> Requirements
Your output is the lines from the first one to the one containing "import * as", repeated exactly, with images left out.

## Start

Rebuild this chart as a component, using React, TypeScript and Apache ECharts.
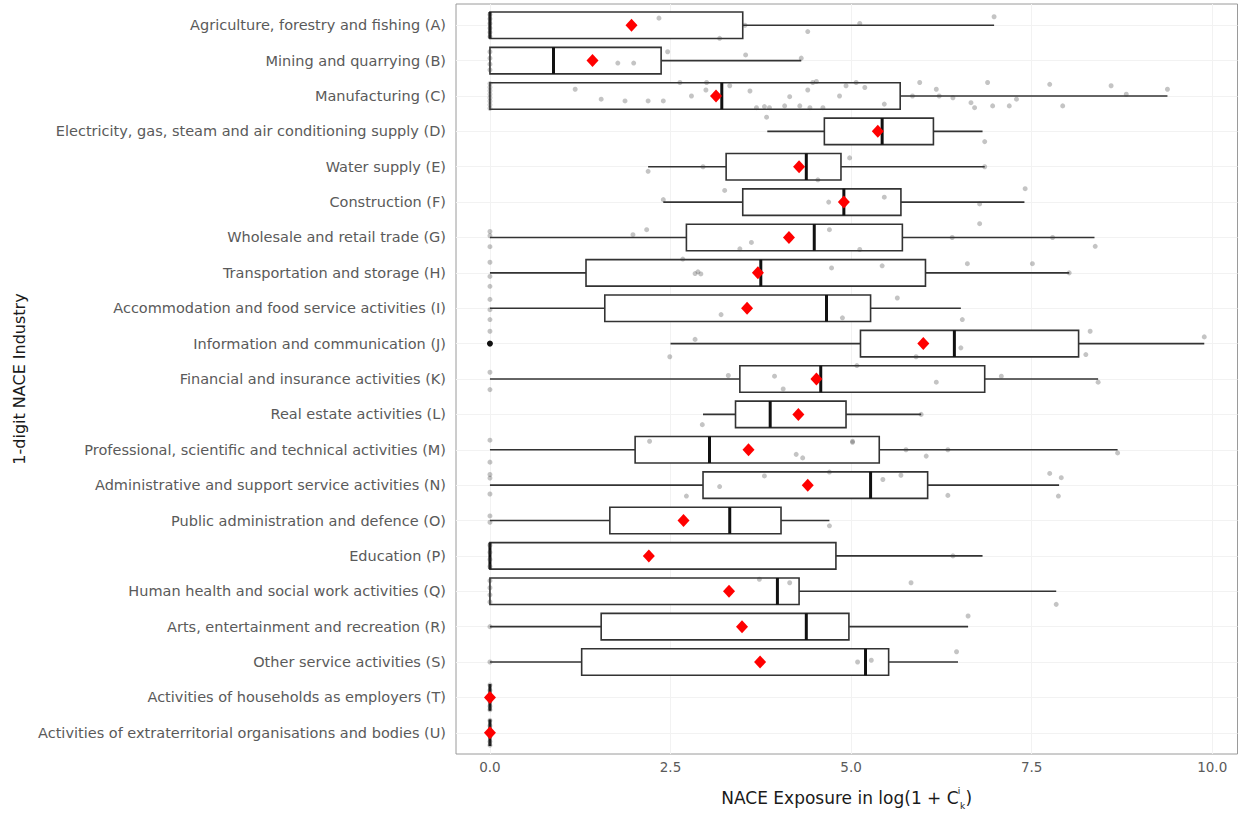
import React, { useEffect, useRef } from "react";
import * as echarts from "echarts";

const industries: string[] = [
  "Agriculture, forestry and fishing (A)",
  "Mining and quarrying (B)",
  "Manufacturing (C)",
  "Electricity, gas, steam and air conditioning supply (D)",
  "Water supply (E)",
  "Construction (F)",
  "Wholesale and retail trade (G)",
  "Transportation and storage (H)",
  "Accommodation and food service activities (I)",
  "Information and communication (J)",
  "Financial and insurance activities (K)",
  "Real estate activities (L)",
  "Professional, scientific and technical activities (M)",
  "Administrative and support service activities (N)",
  "Public administration and defence (O)",
  "Education (P)",
  "Human health and social work activities (Q)",
  "Arts, entertainment and recreation (R)",
  "Other service activities (S)",
  "Activities of households as employers (T)",
  "Activities of extraterritorial organisations and bodies (U)",
];

// [lower whisker, Q1, median, Q3, upper whisker] per industry
const boxStats: number[][] = [
  [0, 0, 0, 3.5, 6.98],
  [0, 0, 0.88, 2.37, 4.31],
  [0, 0, 3.21, 5.68, 9.38],
  [3.84, 4.63, 5.43, 6.14, 6.82],
  [2.19, 3.27, 4.38, 4.86, 6.85],
  [2.4, 3.5, 4.9, 5.69, 7.4],
  [0, 2.72, 4.49, 5.71, 8.37],
  [0, 1.33, 3.75, 6.03, 8.02],
  [0, 1.59, 4.66, 5.27, 6.52],
  [2.5, 5.13, 6.43, 8.15, 9.89],
  [0, 3.46, 4.58, 6.85, 8.42],
  [2.95, 3.4, 3.88, 4.93, 5.97],
  [0, 2.01, 3.04, 5.39, 8.69],
  [0, 2.95, 5.27, 6.06, 7.88],
  [0, 1.66, 3.32, 4.03, 4.7],
  [0, 0, 0, 4.79, 6.82],
  [0, 0, 3.98, 4.28, 7.84],
  [0, 1.54, 4.38, 4.97, 6.62],
  [0, 1.27, 5.2, 5.52, 6.48],
  [0, 0, 0, 0, 0],
  [0, 0, 0, 0, 0],
];

// mean exposure per industry
const means: number[] = [
  1.96, 1.42, 3.13, 5.37, 4.28, 4.9, 4.14, 3.71, 3.56, 6.0, 4.52, 4.27, 3.58,
  4.4, 2.68, 2.2, 3.31, 3.49, 3.74, 0, 0,
];

// boxplot outliers: [value, industry index]
const outliers: number[][] = [[0, 9]];

// observed exposures: [value, vertical jitter within the row]
const pointsA = [[0, -0.3], [0, -0.18], [0, -0.05], [0, 0.08], [0, 0.2], [0, 0.32], [2.34, -0.2], [3.18, 0.37], [3.53, 0], [4.4, 0.18], [5.12, -0.05], [6.98, -0.24]];
const pointsB = [[0, -0.25], [0, -0.07], [0, 0.1], [0, 0.26], [1.77, 0.07], [1.99, 0.07], [2.46, -0.25], [3.54, -0.16], [4.31, -0.07]];
const pointsC = [
  [0, -0.35], [0, -0.25], [0, -0.15], [0, -0.05], [0, 0.05], [0, 0.15], [0, 0.25], [0, 0.35],
  [1.18, -0.19], [1.54, 0.09], [1.87, 0.14], [2.19, 0.14], [2.4, 0.14], [2.63, -0.38], [2.79, 0],
  [3.0, -0.38], [2.99, -0.17], [3.32, -0.29], [3.6, -0.14], [3.69, 0.33], [3.8, 0.3], [3.87, 0.33],
  [4.08, 0.28], [4.15, 0.02], [4.29, 0.28], [4.4, -0.17], [4.43, 0.33], [4.47, -0.38], [4.52, -0.41],
  [4.61, 0.33], [4.84, 0], [4.93, -0.29], [5.07, -0.38], [5.19, -0.24], [5.46, 0.23], [5.85, 0],
  [5.95, -0.38], [6.18, -0.19], [6.22, 0], [6.41, 0.05], [6.66, 0.19], [6.71, 0.33], [6.89, -0.38],
  [6.96, 0.28], [7.19, 0.28], [7.29, 0.09], [7.75, -0.33], [7.93, 0.28], [8.6, -0.29], [8.81, -0.05],
  [9.38, -0.19],
];
const pointsD = [[3.83, -0.4], [6.85, 0.29]];
const pointsE = [[2.19, 0.13], [2.95, 0], [4.54, 0.37], [4.98, -0.25], [6.85, 0]];
const pointsF = [[2.4, -0.07], [3.25, -0.33], [4.69, 0], [5.46, -0.14], [6.78, 0.05], [7.41, -0.38]];
const pointsG = [[0, -0.17], [0, 0.26], [0, -0.05], [1.98, -0.08], [2.17, -0.22], [3.46, 0.32], [3.62, 0.14], [4.7, -0.22], [5.12, 0.34], [6.4, 0], [6.78, -0.39], [7.79, 0], [8.38, 0.25]];
const pointsH = [[0, -0.3], [0, 0.1], [0, 0.38], [2.67, -0.39], [2.84, 0.02], [2.88, -0.03], [2.92, 0.03], [4.73, -0.14], [5.43, -0.2], [6.61, -0.26], [7.51, -0.26], [8.02, 0]];
const pointsI = [[0, -0.25], [0, 0.04], [0, 0.32], [3.2, 0.18], [4.88, 0.27], [5.64, -0.29], [6.54, 0.32]];
const pointsJ = [[0, -0.35], [2.49, 0.37], [2.84, -0.12], [5.9, 0.37], [6.52, 0.12], [8.25, 0.31], [8.31, -0.35], [9.89, -0.19]];
const pointsK = [[0, -0.19], [0, 0.3], [3.3, -0.1], [3.94, -0.08], [4.06, 0.28], [5.08, -0.38], [6.18, 0.09], [7.08, -0.08], [8.42, 0.09]];
const pointsL = [[2.94, 0.29], [5.97, 0]];
const pointsM = [[0, -0.27], [0, 0.35], [2.21, -0.24], [4.24, 0.13], [4.33, 0.23], [5.02, -0.21], [5.02, -0.24], [5.76, 0], [6.04, 0.18], [6.34, 0], [8.69, 0.09]];
const pointsN = [[0, -0.3], [0, -0.2], [0, 0.25], [2.72, 0.31], [3.18, 0.04], [3.8, -0.26], [4.7, -0.37], [5.44, -0.16], [5.69, -0.28], [6.34, 0.29], [7.75, -0.33], [7.87, 0.31], [7.91, -0.21]];
const pointsO = [[0, -0.13], [0, 0.05], [4.7, 0.15]];
const pointsP = [[0, -0.3], [0, -0.1], [0, 0.1], [0, 0.3], [6.41, 0]];
const pointsQ = [[0, -0.3], [0, -0.1], [0, 0.1], [0, 0.3], [3.73, -0.34], [4.15, -0.24], [5.83, -0.24], [7.84, 0.37]];
const pointsR = [[0, 0], [6.62, -0.3]];
const pointsS = [[0, 0], [5.09, 0], [5.28, -0.05], [6.46, -0.29]];
const pointsT = [[0, -0.35], [0, -0.2], [0, -0.05], [0, 0.1], [0, 0.25], [0, 0.35]];
const pointsU = [[0, -0.35], [0, -0.2], [0, -0.05], [0, 0.1], [0, 0.25], [0, 0.35]];

const observations: number[][][] = [
  pointsA, pointsB, pointsC, pointsD, pointsE, pointsF, pointsG, pointsH, pointsI, pointsJ, pointsK,
  pointsL, pointsM, pointsN, pointsO, pointsP, pointsQ, pointsR, pointsS, pointsT, pointsU,
];

const xTicks: number[] = [0, 2.5, 5, 7.5, 10];
const xRange: number[] = [-0.47, 10.35];
const yRange: number[] = [-0.6, 20.6];

const FONT = "DejaVu Sans";
const DIAMOND = "path://M0,-1 L0.9,0 L0,1 L-0.9,0 Z";

export default function App() {
  const ref = useRef<HTMLDivElement>(null);

  useEffect(() => {
    if (!ref.current) return;
    const chart = echarts.init(ref.current, undefined, { renderer: "svg" });
    const rowIdx = industries.map((_, i) => i);

    const boxData = boxStats.map((s, i) => [i, ...s]);
    const jitterData: number[][] = [];
    observations.forEach((pts, i) => pts.forEach(([v, dy]) => jitterData.push([v, i + dy])));
    const meanData = means.map((m, i) => [m, i]);

    const option: any = {
      animation: false,
      backgroundColor: "#ffffff",
      textStyle: { fontFamily: FONT },
      grid: {
        left: 456,
        top: 4,
        right: 1.5,
        bottom: 60,
        show: true,
        backgroundColor: "#ffffff",
        borderColor: "#9a9a9a",
        borderWidth: 1,
      },
      xAxis: {
        type: "value",
        min: xRange[0],
        max: xRange[1],
        name: "{a|NACE Exposure in log(1 + C}{sup|i}{sub|k}{a|)}",
        nameLocation: "middle",
        nameGap: 32,
        nameTextStyle: {
          rich: {
            a: { fontFamily: FONT, fontSize: 17, color: "#1a1a1a", lineHeight: 24 },
            sup: { fontFamily: FONT, fontSize: 9, color: "#1a1a1a", lineHeight: 11, verticalAlign: "top", width: 1 },
            sub: { fontFamily: FONT, fontSize: 9, color: "#1a1a1a", lineHeight: 11, verticalAlign: "bottom", width: 6 },
          },
        },
        axisLine: { show: false },
        splitLine: { show: false },
        axisTick: {
          show: true,
          length: 4,
          customValues: xTicks,
          lineStyle: { color: "#555", width: 1 },
        },
        axisLabel: {
          customValues: xTicks,
          margin: 6,
          fontFamily: FONT,
          fontSize: 13.5,
          color: "#5a5a5a",
          formatter: (v: number) => v.toFixed(1),
        },
      },
      yAxis: {
        type: "value",
        inverse: true,
        min: yRange[0],
        max: yRange[1],
        name: "1-digit NACE Industry",
        nameLocation: "middle",
        nameRotate: 90,
        nameGap: 428,
        nameTextStyle: { fontFamily: FONT, fontSize: 16, color: "#1a1a1a" },
        axisLine: { show: false },
        splitLine: { show: false },
        axisTick: {
          show: true,
          length: 4,
          customValues: rowIdx,
          lineStyle: { color: "#555", width: 1 },
        },
        axisLabel: {
          customValues: rowIdx,
          margin: 10,
          fontFamily: FONT,
          fontSize: 14.5,
          color: "#5a5a5a",
          formatter: (v: number) => industries[Math.round(v)] ?? "",
        },
      },
      series: [
        {
          // faint panel grid, kept beneath the boxes
          type: "scatter",
          data: [],
          z: 1,
          silent: true,
          markLine: {
            z: 1,
            zlevel: 0,
            silent: true,
            symbol: "none",
            label: { show: false },
            lineStyle: { color: "#f2f2f2", width: 1, type: "solid" },
            data: [
              ...xTicks.map((v) => ({ xAxis: v })),
              ...rowIdx.map((i) => ({ yAxis: i })),
            ],
          },
        },
        {
          type: "custom",
          z: 2,
          silent: true,
          data: boxData,
          encode: { x: [1, 2, 3, 4, 5], y: 0 },
          renderItem: (_params: any, api: any) => {
            const idx = api.value(0);
            const lo = api.coord([api.value(1), idx]);
            const q1 = api.coord([api.value(2), idx]);
            const med = api.coord([api.value(3), idx]);
            const q3 = api.coord([api.value(4), idx]);
            const hi = api.coord([api.value(5), idx]);
            const half = Math.abs(api.size([0, 1])[1]) * 0.375;
            const y = lo[1];
            const stroke = "#333333";
            return {
              type: "group",
              children: [
                { type: "line", shape: { x1: lo[0], y1: y, x2: q1[0], y2: y }, style: { stroke, lineWidth: 1.7 } },
                { type: "line", shape: { x1: q3[0], y1: y, x2: hi[0], y2: y }, style: { stroke, lineWidth: 1.7 } },
                {
                  type: "rect",
                  shape: { x: q1[0], y: y - half, width: q3[0] - q1[0], height: half * 2 },
                  style: { fill: "#ffffff", stroke, lineWidth: 1.6 },
                },
                {
                  type: "line",
                  shape: { x1: med[0], y1: y - half, x2: med[0], y2: y + half },
                  style: { stroke: "#111111", lineWidth: 3 },
                },
              ],
            };
          },
        },
        {
          type: "scatter",
          z: 3,
          silent: true,
          symbol: "circle",
          symbolSize: 5,
          itemStyle: { color: "rgba(60,60,60,0.3)", opacity: 1 },
          data: jitterData,
        },
        {
          type: "scatter",
          z: 3,
          silent: true,
          symbol: "circle",
          symbolSize: 6,
          itemStyle: { color: "#111111", opacity: 1 },
          data: outliers,
        },
        {
          type: "scatter",
          z: 4,
          silent: true,
          symbol: DIAMOND,
          symbolSize: [12, 13],
          itemStyle: { color: "#ff0000", opacity: 1 },
          data: meanData,
        },
      ],
    };

    chart.setOption(option);
    return () => chart.dispose();
  }, []);

  return (
    <div
      ref={ref}
      style={{ position: "fixed", left: 0, top: 0, width: 1239, height: 815, background: "#fff" }}
    />
  );
}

## End

> The solution
Rebuild this chart as a component, using React, TypeScript and Apache ECharts.
import React, { useEffect, useRef } from "react";
import * as echarts from "echarts";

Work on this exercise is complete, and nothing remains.